Over the years, you’ve made other pranksterish critiques of the contemporary market. At White Columns next to the PHLIPS book, for instance, is a letter you wrote about leaving the Wrong Gallery, the small glass Chelsea storefront programmed by Maurizio Cattelan, Massimiliano Gioni, and Ali Subotnick between 2002 and 2005.
What I saw then, back in 2004, was so many young people strategizing about showing at the “right” gallery. And here I was, saying, “I’m going to leave the wrong one.” A couple of weeks before that, the owner of a gallery had told me that he had just gotten rid of one of his artists by sending him an email. Today, he would have just sent a text, to make it even more impersonal.
Maurizio was upset that I had sent him this letter—he said, “Did I do something wrong?” He took it very seriously, until I explained what it was about. Later, he was very happy—the letter taped up on the window ended up being reviewed in Frieze, and Maurizio said, “It’s the only review we ever got.”
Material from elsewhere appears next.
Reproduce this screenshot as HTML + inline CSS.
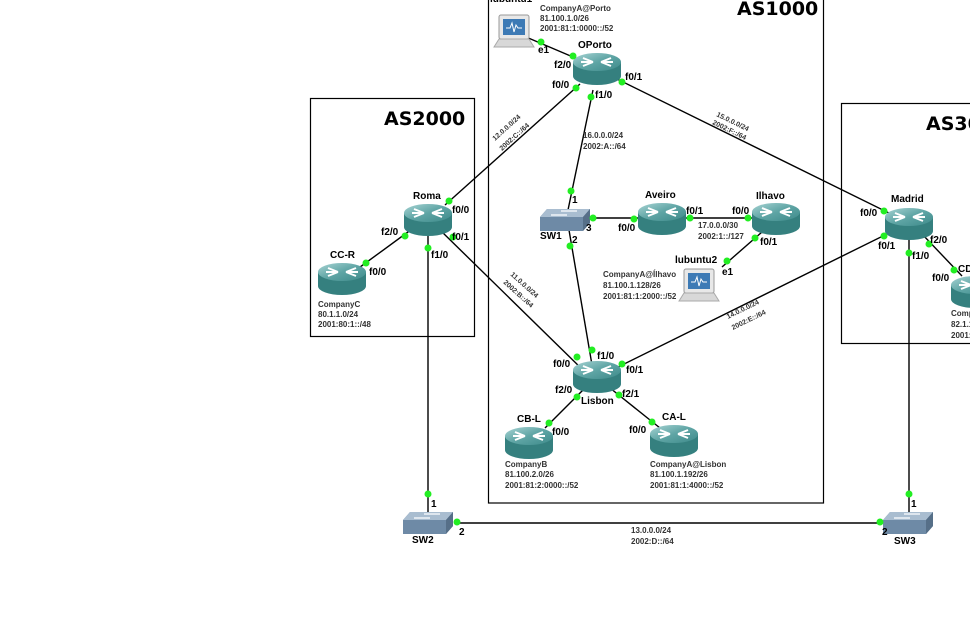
<!DOCTYPE html>
<html><head><meta charset="utf-8"><style>
html,body{margin:0;padding:0;background:#fff;}
svg{display:block;font-family:"Liberation Sans","DejaVu Sans",sans-serif;}
.b{font-weight:bold;font-size:10px;fill:#000;}
.s{font-size:8px;fill:#333;font-weight:bold;}
.t{font-size:7px;fill:#333;font-weight:bold;}
.ln{stroke:#000;stroke-width:1.4;fill:none;}
.d{fill:#22ee22;}
.h{font-family:"DejaVu Sans",sans-serif;font-size:19px;font-weight:bold;}
</style></head><body>
<svg width="970" height="641" viewBox="0 0 970 641" xmlns="http://www.w3.org/2000/svg">
<defs>
<linearGradient id="rt" x1="0" y1="0" x2="1" y2="1"><stop offset="0" stop-color="#a8d4d4"/><stop offset="0.5" stop-color="#5fa5a5"/><stop offset="1" stop-color="#3d8a8a"/></linearGradient>
<g id="router">
<path d="M-24,-6 L-24,8 A24,9 0 0 0 24,8 L24,-6 Z" fill="#35807f"/>
<ellipse cx="0" cy="-6" rx="24" ry="9" fill="url(#rt)"/>
<path d="M-14,-10 L-4,-6 M-14,-2 L-4,-6 M14,-10 L4,-6 M14,-2 L4,-6 M-16,-6 L-6,-6 M16,-6 L6,-6" stroke="#fff" stroke-width="2" fill="none"/>
</g>
<g id="switch">
<path d="M-25,-2 L-18,-10 L25,-10 L25,4 L18,12 L-25,12 Z" fill="#6e8aa6"/>
<path d="M-25,-2 L-18,-10 L25,-10 L18,-2 Z" fill="#a9bdd0"/>
<path d="M18,-2 L25,-10 L25,4 L18,12 Z" fill="#566f88"/>
<path d="M-14,-4 L2,-4 M-4,-8 L12,-8" stroke="#fff" stroke-width="1.2"/>
</g>
<g id="laptop">
<rect x="-17" y="-22" width="30" height="24" rx="2" fill="#e8e8e8" stroke="#999"/>
<rect x="-13" y="-18" width="22" height="16" fill="#3d7ab5"/>
<path d="M-10,-9 L-6,-9 L-4,-14 L-2,-5 L0,-12 L2,-9 L6,-9" stroke="#fff" stroke-width="1" fill="none"/>
<path d="M-22,10 L-17,2 L13,2 L18,10 Z" fill="#d8d8d8" stroke="#aaa"/>
</g>
</defs>

<rect x="310.5" y="98.5" width="164" height="238" fill="none" stroke="#000" stroke-width="1.2"/>
<rect x="488.5" y="-5" width="335" height="508" fill="none" stroke="#000" stroke-width="1.2"/>
<rect x="841.5" y="103.5" width="140" height="240" fill="none" stroke="#000" stroke-width="1.2"/>
<text class="h" x="384" y="125">AS2000</text>
<text class="h" x="737" y="15">AS1000</text>
<text class="h" x="926" y="130">AS3000</text>

<line class="ln" x1="526" y1="37" x2="580" y2="60"/>
<line class="ln" x1="580" y1="84" x2="445" y2="205"/>
<line class="ln" x1="593" y1="90" x2="568" y2="210"/>
<line class="ln" x1="615" y1="78" x2="893" y2="215"/>
<line class="ln" x1="590" y1="218" x2="640" y2="218"/>
<line class="ln" x1="684" y1="218" x2="754" y2="218"/>
<line class="ln" x1="762" y1="232" x2="722" y2="267"/>
<line class="ln" x1="569" y1="230" x2="592" y2="365"/>
<line class="ln" x1="440" y1="230" x2="585" y2="372"/>
<line class="ln" x1="895" y1="230" x2="612" y2="370"/>
<line class="ln" x1="583" y1="390" x2="545" y2="428"/>
<line class="ln" x1="610" y1="388" x2="660" y2="428"/>
<line class="ln" x1="412" y1="229" x2="356" y2="270"/>
<line class="ln" x1="428" y1="233" x2="428" y2="515"/>
<line class="ln" x1="909" y1="235" x2="909" y2="515"/>
<line class="ln" x1="922" y1="234" x2="962" y2="276"/>
<line class="ln" x1="455" y1="523" x2="882" y2="523"/>

<use href="#router" x="597" y="68"/>
<use href="#router" x="428" y="219"/>
<use href="#router" x="342" y="278"/>
<use href="#router" x="662" y="218"/>
<use href="#router" x="776" y="218"/>
<use href="#router" x="909" y="223"/>
<use href="#router" x="597" y="376"/>
<use href="#router" x="529" y="442"/>
<use href="#router" x="674" y="440"/>
<use href="#router" x="975" y="291"/>
<use href="#switch" x="565" y="219"/>
<use href="#switch" x="428" y="522"/>
<use href="#switch" x="908" y="522"/>
<use href="#laptop" x="516" y="37"/>
<use href="#laptop" x="701" y="291"/>

<g class="d">
<circle cx="541" cy="42" r="3.5"/><circle cx="573" cy="56" r="3.5"/><circle cx="576" cy="88" r="3.5"/>
<circle cx="591" cy="97" r="3.5"/><circle cx="622" cy="82" r="3.5"/><circle cx="449" cy="201" r="3.5"/>
<circle cx="571" cy="191" r="3.5"/><circle cx="884" cy="211" r="3.5"/><circle cx="593" cy="218" r="3.5"/>
<circle cx="634" cy="219" r="3.5"/><circle cx="690" cy="218" r="3.5"/><circle cx="748" cy="218" r="3.5"/>
<circle cx="755" cy="238" r="3.5"/><circle cx="727" cy="261" r="3.5"/><circle cx="570" cy="246" r="3.5"/>
<circle cx="592" cy="350" r="3.5"/><circle cx="453" cy="237" r="3.5"/><circle cx="577" cy="357" r="3.5"/>
<circle cx="884" cy="236" r="3.5"/><circle cx="622" cy="364" r="3.5"/><circle cx="577" cy="397" r="3.5"/>
<circle cx="549" cy="423" r="3.5"/><circle cx="619" cy="395" r="3.5"/><circle cx="652" cy="422" r="3.5"/>
<circle cx="405" cy="236" r="3.5"/><circle cx="366" cy="263" r="3.5"/><circle cx="428" cy="248" r="3.5"/>
<circle cx="428" cy="494" r="3.5"/><circle cx="909" cy="253" r="3.5"/><circle cx="909" cy="494" r="3.5"/>
<circle cx="929" cy="244" r="3.5"/><circle cx="954" cy="270" r="3.5"/><circle cx="457" cy="522" r="3.5"/>
<circle cx="880" cy="522" r="3.5"/>
</g>

<g class="b">
<text x="490" y="2">lubuntu1</text>
<text x="578" y="48">OPorto</text>
<text x="413" y="199">Roma</text>
<text x="330" y="258">CC-R</text>
<text x="645" y="198">Aveiro</text>
<text x="756" y="199">Ilhavo</text>
<text x="891" y="202">Madrid</text>
<text x="581" y="404">Lisbon</text>
<text x="517" y="422">CB-L</text>
<text x="662" y="420">CA-L</text>
<text x="958" y="272">CD</text>
<text x="540" y="239">SW1</text>
<text x="412" y="543">SW2</text>
<text x="894" y="544">SW3</text>
<text x="675" y="263">lubuntu2</text>
</g>
<g class="b">
<text x="538" y="53">e1</text><text x="554" y="68">f2/0</text><text x="552" y="88">f0/0</text>
<text x="595" y="98">f1/0</text><text x="625" y="80">f0/1</text>
<text x="452" y="213">f0/0</text><text x="452" y="240">f0/1</text><text x="381" y="235">f2/0</text>
<text x="431" y="258">f1/0</text><text x="369" y="275">f0/0</text>
<text x="572" y="203">1</text><text x="586" y="231">3</text><text x="572" y="243">2</text>
<text x="618" y="231">f0/0</text><text x="686" y="214">f0/1</text><text x="732" y="214">f0/0</text>
<text x="760" y="245">f0/1</text><text x="722" y="275">e1</text>
<text x="860" y="216">f0/0</text><text x="878" y="249">f0/1</text><text x="912" y="259">f1/0</text>
<text x="930" y="243">f2/0</text><text x="932" y="281">f0/0</text>
<text x="553" y="367">f0/0</text><text x="597" y="359">f1/0</text><text x="626" y="373">f0/1</text>
<text x="555" y="393">f2/0</text><text x="622" y="397">f2/1</text>
<text x="552" y="435">f0/0</text><text x="629" y="433">f0/0</text>
<text x="431" y="507">1</text><text x="459" y="535">2</text>
<text x="911" y="507">1</text><text x="882" y="535">2</text>
</g>
<g class="s">
<text x="540" y="11">CompanyA@Porto</text><text x="540" y="21">81.100.1.0/26</text><text x="540" y="31">2001:81:1:0000::/52</text>
<text x="318" y="307">CompanyC</text><text x="318" y="317">80.1.1.0/24</text><text x="318" y="327">2001:80:1::/48</text>
<text x="603" y="277">CompanyA@Ílhavo</text><text x="603" y="288">81.100.1.128/26</text><text x="603" y="299">2001:81:1:2000::/52</text>
<text x="505" y="467">CompanyB</text><text x="505" y="477">81.100.2.0/26</text><text x="505" y="488">2001:81:2:0000::/52</text>
<text x="650" y="467">CompanyA@Lisbon</text><text x="650" y="477">81.100.1.192/26</text><text x="650" y="488">2001:81:1:4000::/52</text>
<text x="951" y="316">Company</text><text x="951" y="327">82.1.1.0</text><text x="951" y="338">2001:82</text>
<text x="583" y="138">16.0.0.0/24</text><text x="583" y="149">2002:A::/64</text>
<text x="698" y="228">17.0.0.0/30</text><text x="698" y="239">2002:1::/127</text>
<text x="631" y="533">13.0.0.0/24</text><text x="631" y="544">2002:D::/64</text>
</g>
<g class="t">
<text transform="translate(495,141) rotate(-42)">12.0.0.0/24</text>
<text transform="translate(502,151) rotate(-42)">2002:C::/64</text>
<text transform="translate(716,116) rotate(26)">15.0.0.0/24</text>
<text transform="translate(712,124) rotate(26)">2002:F::/64</text>
<text transform="translate(510,275) rotate(42)">11.0.0.0/24</text>
<text transform="translate(503,283) rotate(42)">2002:B::/64</text>
<text transform="translate(728,319) rotate(-26)">14.0.0.0/24</text>
<text transform="translate(733,330) rotate(-26)">2002:E::/64</text>
</g>
</svg>
</body></html>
Now the letter is in Greater New York, as part of Fia Backström’s installation Lesser New York. For her to have done Lesser New York many years ago as a response to Greater New York, and now to have Greater New York pulling it in, shows you that museums can appropriate anything.
bob nickas index wall
Interestingly, Books and catalogs are also an affordable way to participate in an art world that’s getting ever more expensive, even at the entry levels for collectors.
That’s true, although it’s becoming a little less true. You can go back to the beginning of the New York Art Book Fair and see how every little thing has been made to have this greater value. It was inevitable. I mean, you go to the fair and there’s a little invitation to a Robert Ryman show in 1974 and it has the original envelope and it’s $400. Sometimes you see flyers from punk shows, and they’re expensive too. Also, lots of books go out of print quickly. Even with a book from a couple of years ago, the price can double or triple or quadruple. I always buy things at the Art Book Fair, but I also go to appraise my library! Some of these books start to cost what an artwork costs—a younger person’s artwork, but even that’s expensive.
Another big theme in your bibliography is the rediscovery of forgotten and overlooked artists.
It takes a real investment of time to develop a young artist. It’s so much easier to deal with a body of work that already exists, that you can say has its place in history. At the same time, you want to rediscover these figures that have been passed over. It’s very good for non-white, non-male art. So you don’t want it to not happen. But writers and curators are caught in the middle—their writing is going to be used, their ideas are going to be used.
It’s all pushing towards contemporary galleries doing shows with, like, Max Ernst. Yesterday I went to Zwirner and saw the Morandi show. Barbara Gladstone is opening uptown with Pierre Klossowski. And I just saw the Jeff Koons show at Gagosian—it’s unbelievably bad! He’s just been losing it year after year. But now, during the auctions, he just puts blue gazing balls in front of reproductions of El Greco, Manet, Titian, et cetera. It’s old masters by the new master.
It really points to how people want deeper meaning in art, and they’re not finding it in younger contemporary art. They’re finding contemporary art to be very shallow. And this is bad for everybody, because the art history of our period is going to be very thin. That’s not something you’re going to get published in an art magazine, because it points to something intrinsically wrong with art-making today.
But, you know, now more than ever you’re able to look at the past and bring it to bear on the present—not just art, but values. And I mean values in every sense of the word, financial but also core values or what was influential. You could say it’s a bad time, but it’s probably never been a better time to think about what all this means, and to write. I could write a piece every day—there’s always something that’s going to set you off.